An electro-hydraulic actuator according to any one of the preceding claims wherein said piston/rack means (5) is capable of transmitting linear movements into rotational movements of up to 360 degrees for said output shaft (22).
An electro-hydraulic actuator according to any one of the preceding claims wherein said pumping means (8) comprises a gerotor positive displacement pump (18).
An electro-hydraulic actuator according to any one of the preceding claims comprising

a push rod (14) for monitoring the position of said piston/rack means (5); and

a limit switch (13) for stopping pumping of said pumping means (8) when said push rod (14) indicates said piston/rack means (5) is fully open.

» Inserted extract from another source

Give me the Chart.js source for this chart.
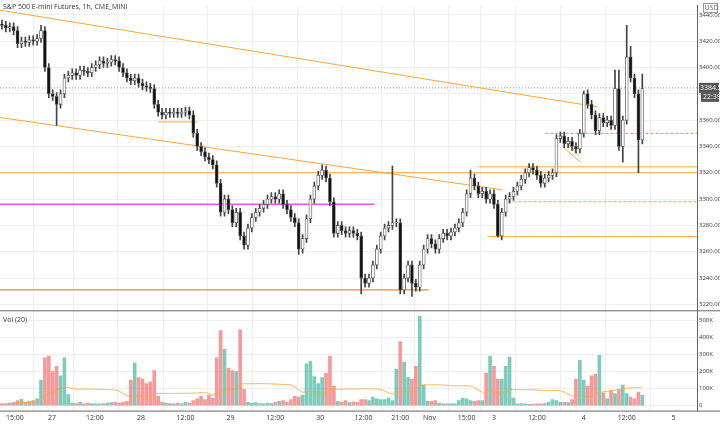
<!DOCTYPE html>
<html>
<head>
<meta charset="utf-8">
<script src="https://cdn.jsdelivr.net/npm/chart.js@4.4.0/dist/chart.umd.min.js"></script>
<style>
  html, body { margin: 0; padding: 0; background: #fff; }
  #wrap { width: 720px; height: 425px; }
</style>
</head>
<body>
<div id="wrap"><canvas id="chart-area"></canvas></div>
<script>
// hourly closes
const closes = [3432,3430,3431,3428,3418,3420,3419,3421,3420,3422,
  3428,3400,3380,3378,3372,3380,3392,3394,3396,3394,
  3398,3397,3396,3400,3402,3405,3403,3404,3406,3405,
  3400,3396,3392,3390,3392,3388,3386,3385,3384,3372,
  3366,3364,3366,3365,3366,3365,3366,3367,3364,3350,
  3340,3336,3332,3330,3326,3312,3290,3300,3292,3282,
  3290,3272,3265,3278,3286,3290,3293,3296,3300,3302,
  3300,3304,3296,3292,3286,3282,3262,3270,3285,3300,
  3310,3318,3322,3316,3298,3274,3280,3276,3274,3276,
  3274,3272,3240,3236,3240,3250,3262,3272,3278,3280,
  3282,3282,3231,3240,3250,3236,3233,3250,3262,3270,
  3266,3262,3270,3274,3272,3275,3278,3282,3290,3304,
  3316,3310,3304,3306,3300,3304,3296,3272,3290,3300,
  3302,3306,3310,3315,3320,3324,3322,3318,3312,3316,
  3318,3320,3346,3348,3342,3344,3340,3338,3350,3380,
  3372,3364,3352,3362,3358,3360,3356,3384,3340,3360,
  3408,3392,3380,3345,3384];
const firstOpen = 3433;
// notable wick extremes (index: [high, low])
const wicks = {10:[3432,null],14:[null,3356],62:[null,3262],76:[null,3258],82:[3326,null],
  92:[null,3228],100:[3325,null],105:[null,3226],120:[3322,null],127:[null,3271],
  149:[3382,null],157:[3398,null],158:[3398,3337],159:[null,3328],160:[3432,null],
  161:[3416,null],163:[null,3320],164:[3395,null]};
const wickDefault = 3;
// volume in thousands
const volumes = [10,10,15,20,30,37,20,25,30,40,
  150,280,290,200,230,175,280,65,15,12,
  20,10,15,12,10,10,12,15,18,20,
  15,20,25,150,250,165,155,130,140,205,
  55,20,15,12,10,15,10,20,15,30,
  40,55,35,60,45,280,440,330,220,205,
  200,445,95,20,15,18,12,10,15,12,
  20,25,30,20,35,55,50,60,245,260,
  170,130,165,190,290,115,25,20,30,18,
  22,20,35,35,30,50,40,35,35,45,
  30,215,375,255,165,155,230,525,120,25,
  25,30,15,10,10,12,10,30,45,40,
  30,25,30,30,190,290,230,155,155,230,
  285,45,10,12,10,8,8,10,10,12,
  20,35,30,20,20,18,35,155,265,150,
  115,175,185,295,75,40,90,70,95,120,
  70,50,40,80,60];
const tickPos = [3.3,12.8,23.8,35.6,47,58.5,70,81.5,92.6,102,109.5,119,126,137,149,160,172];
const tickLabels = ['15:00','27','12:00','28','12:00','29','12:00','30','12:00','21:00','Nov','15:00','3','12:00','4','12:00','5'];
const priceTicks = [3220,3240,3260,3280,3300,3320,3340,3360,3380,3400,3420,3440];
const volTicks = [0, 100000, 200000, 300000, 400000, 500000];
const lastPrice = 3384.5;

const opens = closes.map((c, i) => i === 0 ? firstOpen : closes[i - 1]);
const bodies = [], wickBars = [], bodyColors = [], volBars = [], volColors = [];
closes.forEach((c, i) => {
  const o = opens[i];
  const w = wicks[i] || [];
  const hi = w[0] != null ? w[0] : Math.max(o, c) + wickDefault;
  const lo = w[1] != null ? w[1] : Math.min(o, c) - wickDefault;
  const up = c >= o;
  bodies.push({ x: i, y: up ? [o, c === o ? c + 0.6 : c] : [c, o] });
  wickBars.push({ x: i, y: [lo, hi] });
  bodyColors.push(up ? '#ffffff' : '#111111');
  volBars.push({ x: i, y: volumes[i] * 1000 });
  volColors.push(up ? 'rgba(83,185,166,0.75)' : 'rgba(242,120,120,0.75)');
});
const volMA = volumes.map((v, i) => {
  const s = volumes.slice(Math.max(0, i - 19), i + 1);
  return { x: i, y: s.reduce((a, b) => a + b, 0) / s.length * 1000 };
});

const orange = '#f7a738';
function seg(points, color, dash, width) {
  return { type: 'line', data: points.map(p => ({ x: p[0], y: p[1] })), yAxisID: 'y',
    borderColor: color, borderWidth: width || 1, borderDash: dash || [], pointRadius: 0, order: 5 };
}

const tags = {
  id: 'tags',
  afterDraw(chart) {
    const c = chart.ctx, y = chart.scales.y, yv = chart.scales.yv, a = chart.chartArea;
    c.save();
    c.font = '7px "Open Sans"';
    c.fillStyle = '#333';
    c.textBaseline = 'top';
    c.fillText('S&P 500 E-mini Futures, 1h, CME_MINI', 3, 3);
    c.fillText('Vol (20)', 3, yv.top + 4);
    c.strokeStyle = '#666'; c.lineWidth = 1;
    c.beginPath(); c.moveTo(0, yv.top - 1.5); c.lineTo(720, yv.top - 1.5); c.stroke();
    c.beginPath(); c.moveTo(0, a.bottom + 0.5); c.lineTo(720, a.bottom + 0.5); c.stroke();
    const py = y.getPixelForValue(lastPrice);
    c.fillStyle = '#555';
    c.fillRect(a.right + 2, py - 5, 20, 10);
    c.fillStyle = '#fff';
    c.textBaseline = 'middle';
    c.fillText('3384.50', a.right + 3, py);
    c.fillStyle = '#555';
    c.fillRect(a.right + 4, py + 5, 18, 9);
    c.fillStyle = '#fff';
    c.fillText('22:39', a.right + 6, py + 9.5);
    c.strokeStyle = '#999';
    c.strokeRect(a.right + 6.5, 3.5, 14, 9);
    c.fillStyle = '#666';
    c.fillText('USD', a.right + 7.5, 8);
    c.restore();
  }
};

const ctx = document.getElementById('chart-area').getContext('2d');
new Chart(ctx, {
  data: {
    datasets: [
      seg([[-0.5, 3443.5], [152.6, 3370]], orange),
      seg([[-0.5, 3362], [128.2, 3307]], orange),
      seg([[-0.5, 3320], [178, 3320]], orange),
      seg([[122, 3324.5], [178, 3324.5]], orange),
      seg([[-0.5, 3296], [95.4, 3296]], '#ee55ee', [], 1.5),
      seg([[-0.5, 3231], [109.3, 3231]], '#f08a24', [], 1.2),
      seg([[129.7, 3298], [178, 3298]], orange, [3, 2], 1.2),
      seg([[124.4, 3271.5], [178, 3271.5]], orange),
      seg([[139.2, 3350], [178, 3350]], orange, [3, 2], 1.2),
      seg([[40, 3358.6], [50, 3358.6]], orange),
      seg([[143, 3349], [147.7, 3333]], orange),
      seg([[143.5, 3340], [148.2, 3328]], orange),
      seg([[-0.5, lastPrice], [178, lastPrice]], '#999', [1, 2]),
      { type: 'bar', data: wickBars, yAxisID: 'y', backgroundColor: '#444', barThickness: 1, grouped: false, order: 2 },
      { type: 'bar', data: bodies, yAxisID: 'y', backgroundColor: bodyColors, borderColor: '#555', borderWidth: 0.8, borderSkipped: false, barThickness: 3, grouped: false, order: 1 },
      { type: 'bar', data: volBars, yAxisID: 'yv', backgroundColor: volColors, barThickness: 3, grouped: false, order: 3 },
      { type: 'line', data: volMA, yAxisID: 'yv', borderColor: 'rgba(247,167,56,0.8)', borderWidth: 1, pointRadius: 0, order: 0 }
    ]
  },
  options: {
    responsive: true,
    maintainAspectRatio: false,
    animation: { duration: 0 },
    events: [],
    layout: { padding: 0 },
    plugins: { legend: { display: false }, tooltip: { enabled: false } },
    scales: {
      x: {
        type: 'linear', min: -0.5, max: 178, offset: false,
        grid: { color: '#eeeeee', drawTicks: false },
        border: { display: false },
        afterBuildTicks: s => { s.ticks = tickPos.map(v => ({ value: v })); },
        ticks: { font: { size: 7, family: 'Open Sans' }, color: '#333', padding: 3, maxRotation: 0, autoSkip: false,
          callback: (v, i) => tickLabels[i] }
      },
      y: {
        type: 'linear', position: 'right', stack: 'p', stackWeight: 3.12, min: 3214, max: 3447,
        grid: { color: '#eeeeee', drawTicks: false },
        border: { color: '#666' },
        afterBuildTicks: s => { s.ticks = priceTicks.map(v => ({ value: v })); },
        afterFit: s => { s.width = 23; },
        ticks: { font: { size: 6, family: 'Open Sans' }, color: '#333', padding: 2, autoSkip: false,
          callback: v => v.toFixed(2) }
      },
      yv: {
        type: 'linear', position: 'right', stack: 'p', stackWeight: 1, min: -29000, max: 547000,
        grid: { color: '#eeeeee', drawTicks: false },
        border: { color: '#666' },
        afterBuildTicks: s => { s.ticks = volTicks.map(v => ({ value: v })); },
        afterFit: s => { s.width = 23; },
        ticks: { font: { size: 6, family: 'Open Sans' }, color: '#333', padding: 2, autoSkip: false,
          callback: v => v === 0 ? '0' : (v / 1000) + 'K' }
      }
    }
  },
  plugins: [tags]
});
</script>
</body>
</html>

An electro-hydraulic actuator according to any one of the preceding claims further comprising
a check valve (11) located at the outlet of the pumping means (8) for preventing backflow into the pumping means (8).
An electro-hydraulic actuator according to any one of the preceding claims wherein said output shaft (22) drives a valve.
An electro-hydraulic actuator according to any one of Claims 1 to 9 wherein said output shaft (22) drives one of a damper or louvre.
An electro-hydraulic actuator according to any one of said preceding claims wherein said resilient return means (1) comprises springs.